- Data extract
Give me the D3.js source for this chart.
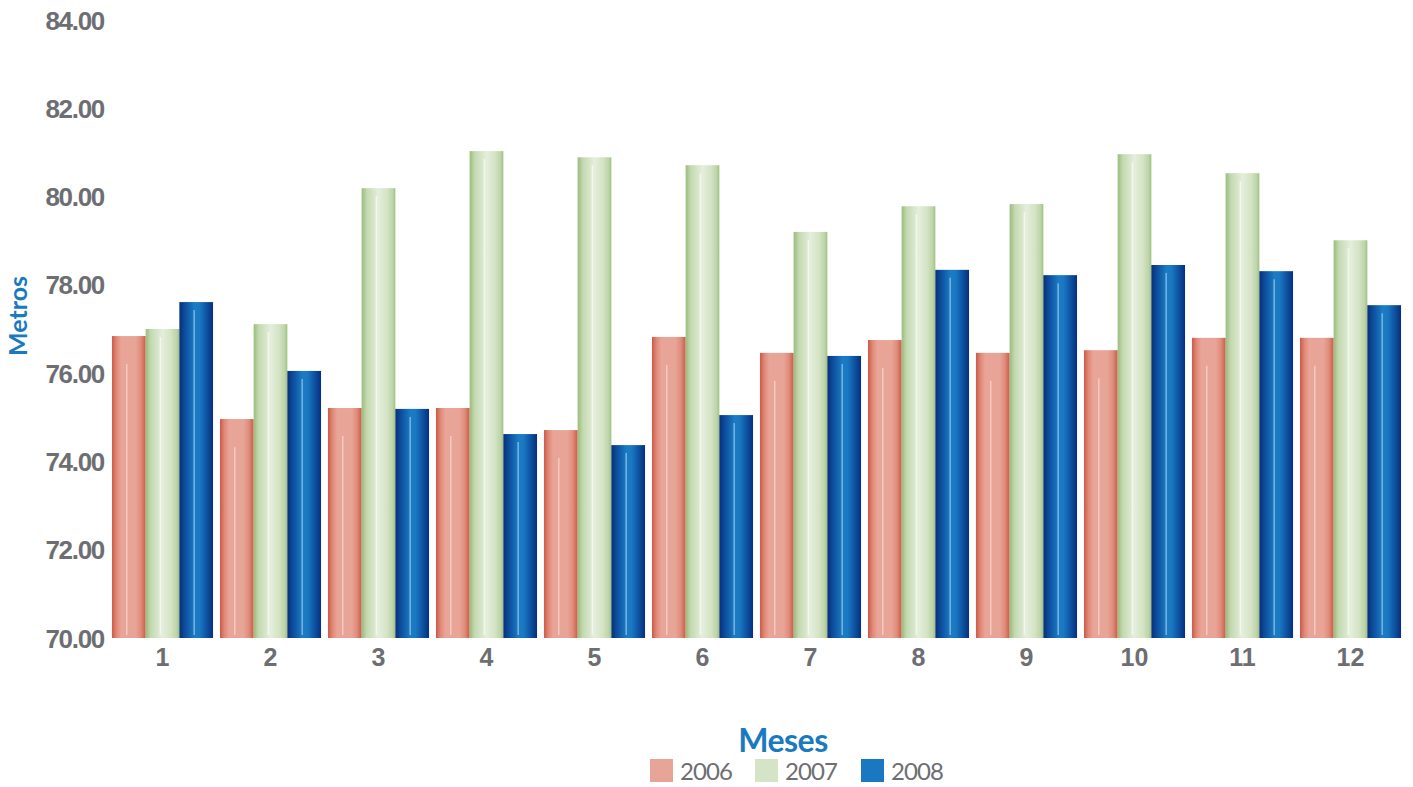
<!DOCTYPE html>
<html>
<head>
<meta charset="utf-8">
<script src="https://cdn.jsdelivr.net/npm/d3@7"></script>
<style>
  html, body { margin: 0; padding: 0; background: #fff; }
  svg { display: block; font-family: Lato, "Open Sans", sans-serif; }
</style>
</head>
<body>
<svg id="chart" width="1413" height="787"></svg>
<script>
const months = ["1","2","3","4","5","6","7","8","9","10","11","12"];
const seriesNames = ["2006","2007","2008"];
const values2006 = [76.84, 74.96, 75.21, 75.21, 74.71, 76.82, 76.46, 76.75, 76.46, 76.52, 76.80, 76.80];
const values2007 = [77.00, 77.11, 80.19, 81.03, 80.89, 80.71, 79.20, 79.78, 79.83, 80.96, 80.53, 79.01];
const values2008 = [77.61, 76.05, 75.19, 74.62, 74.37, 75.05, 76.39, 78.34, 78.22, 78.45, 78.31, 77.54];
const yTicks = [70, 72, 74, 76, 78, 80, 82, 84];

const seriesValues = [values2006, values2007, values2008];
const legendColors = ["#e8a597", "#d5e4c6", "#1a78c2"];
const gradStops = [
  [["0%","#cc5a46"],["14%","#e08a79"],["28%","#e8a597"],["70%","#e8a597"],["86%","#de8c7b"],["100%","#cb5b47"]],
  [["0%","#99bb7b"],["15%","#c3d9b0"],["35%","#d6e5c8"],["50%","#e4eedb"],["75%","#d4e3c5"],["92%","#bcd4a6"],["100%","#9fbf83"]],
  [["0%","#07307c"],["18%","#0e4f9f"],["45%","#1a7cc4"],["60%","#1a78c2"],["85%","#0c4b9b"],["100%","#062f7b"]]
];

const svg = d3.select("#chart");
const defs = svg.append("defs");
gradStops.forEach((stops, i) => {
  const g = defs.append("linearGradient").attr("id", "g" + i)
    .attr("x1", "0%").attr("x2", "100%").attr("y1", "0%").attr("y2", "0%");
  stops.forEach(s => g.append("stop").attr("offset", s[0]).attr("stop-color", s[1]));
});

const x0 = d3.scaleBand().domain(months).range([108.5, 1404.5]).paddingInner(0.064).paddingOuter(0.032);
const x1 = d3.scaleBand().domain(seriesNames).range([0, x0.bandwidth()]);
const y = d3.scaleLinear().domain([70, 84]).range([638, 20]);

const gray = "#6d6e71";

// Y axis labels
const yAxis = d3.axisLeft(y).tickValues(yTicks).tickFormat(d3.format(".2f")).tickSize(0).tickPadding(0);
const yg = svg.append("g").attr("transform", "translate(104,0)").call(yAxis);
yg.select(".domain").remove();
yg.selectAll("text")
  .attr("fill", gray).attr("font-size", 26).attr("font-weight", 700)
  .attr("letter-spacing", -1.3).attr("dy", "0.35em");

// bars
const groups = svg.append("g").selectAll("g").data(months).join("g")
  .attr("transform", d => `translate(${x0(d)},0)`);

groups.each(function(m, mi) {
  const g = d3.select(this);
  seriesNames.forEach((s, si) => {
    const v = seriesValues[si][mi];
    const bx = x1(s), bw = x1.bandwidth();
    const top = y(v), bottom = y(70);
    g.append("rect").attr("x", bx).attr("y", top).attr("width", bw).attr("height", bottom - top)
      .attr("fill", `url(#g${si})`);
    g.append("line")
      .attr("x1", bx + bw * 0.44).attr("x2", bx + bw * 0.44)
      .attr("y1", top + (si === 0 ? 28 : 8)).attr("y2", bottom - 3)
      .attr("stroke", "#ffffff").attr("stroke-opacity", si === 1 ? 0.6 : 0.4).attr("stroke-width", 1.6);
  });
});

// X axis labels
const xAxis = d3.axisBottom(x0).tickSize(0).tickPadding(0);
const xg = svg.append("g").attr("transform", "translate(0,657)").call(xAxis);
xg.select(".domain").remove();
xg.selectAll("text")
  .attr("fill", gray).attr("font-size", 25).attr("font-weight", 700)
  .attr("dy", "0.35em").attr("y", 0);

// axis titles
svg.append("text").attr("x", 783).attr("y", 752).attr("text-anchor", "middle")
  .attr("fill", "#1a7abf").attr("font-size", 32).attr("font-weight", 700)
  .attr("letter-spacing", -0.5).text("Meses");
svg.append("text").attr("transform", "translate(27,316) rotate(-90)").attr("text-anchor", "middle")
  .attr("fill", "#1a7abf").attr("font-size", 25).attr("font-weight", 700).text("Metros");

// legend
const legendX = [650, 755, 861];
const lg = svg.append("g");
seriesNames.forEach((s, i) => {
  lg.append("rect").attr("x", legendX[i]).attr("y", 759).attr("width", 23).attr("height", 23)
    .attr("fill", legendColors[i]);
  lg.append("text").attr("x", legendX[i] + 30).attr("y", 780)
    .attr("fill", gray).attr("font-size", 24).attr("letter-spacing", -0.9).text(s);
});
</script>
</body>
</html>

- The task
Everything from the first line to the line with "const y = d3.scaleLinear().domain([70, 84]).range([638, 20]);" must be repeated exactly, and nothing else. Leave the pictures out.

- In response
Give me the D3.js source for this chart.
<!DOCTYPE html>
<html>
<head>
<meta charset="utf-8">
<script src="https://cdn.jsdelivr.net/npm/d3@7"></script>
<style>
  html, body { margin: 0; padding: 0; background: #fff; }
  svg { display: block; font-family: Lato, "Open Sans", sans-serif; }
</style>
</head>
<body>
<svg id="chart" width="1413" height="787"></svg>
<script>
const months = ["1","2","3","4","5","6","7","8","9","10","11","12"];
const seriesNames = ["2006","2007","2008"];
const values2006 = [76.84, 74.96, 75.21, 75.21, 74.71, 76.82, 76.46, 76.75, 76.46, 76.52, 76.80, 76.80];
const values2007 = [77.00, 77.11, 80.19, 81.03, 80.89, 80.71, 79.20, 79.78, 79.83, 80.96, 80.53, 79.01];
const values2008 = [77.61, 76.05, 75.19, 74.62, 74.37, 75.05, 76.39, 78.34, 78.22, 78.45, 78.31, 77.54];
const yTicks = [70, 72, 74, 76, 78, 80, 82, 84];

const seriesValues = [values2006, values2007, values2008];
const legendColors = ["#e8a597", "#d5e4c6", "#1a78c2"];
const gradStops = [
  [["0%","#cc5a46"],["14%","#e08a79"],["28%","#e8a597"],["70%","#e8a597"],["86%","#de8c7b"],["100%","#cb5b47"]],
  [["0%","#99bb7b"],["15%","#c3d9b0"],["35%","#d6e5c8"],["50%","#e4eedb"],["75%","#d4e3c5"],["92%","#bcd4a6"],["100%","#9fbf83"]],
  [["0%","#07307c"],["18%","#0e4f9f"],["45%","#1a7cc4"],["60%","#1a78c2"],["85%","#0c4b9b"],["100%","#062f7b"]]
];

const svg = d3.select("#chart");
const defs = svg.append("defs");
gradStops.forEach((stops, i) => {
  const g = defs.append("linearGradient").attr("id", "g" + i)
    .attr("x1", "0%").attr("x2", "100%").attr("y1", "0%").attr("y2", "0%");
  stops.forEach(s => g.append("stop").attr("offset", s[0]).attr("stop-color", s[1]));
});

const x0 = d3.scaleBand().domain(months).range([108.5, 1404.5]).paddingInner(0.064).paddingOuter(0.032);
const x1 = d3.scaleBand().domain(seriesNames).range([0, x0.bandwidth()]);
const y = d3.scaleLinear().domain([70, 84]).range([638, 20]);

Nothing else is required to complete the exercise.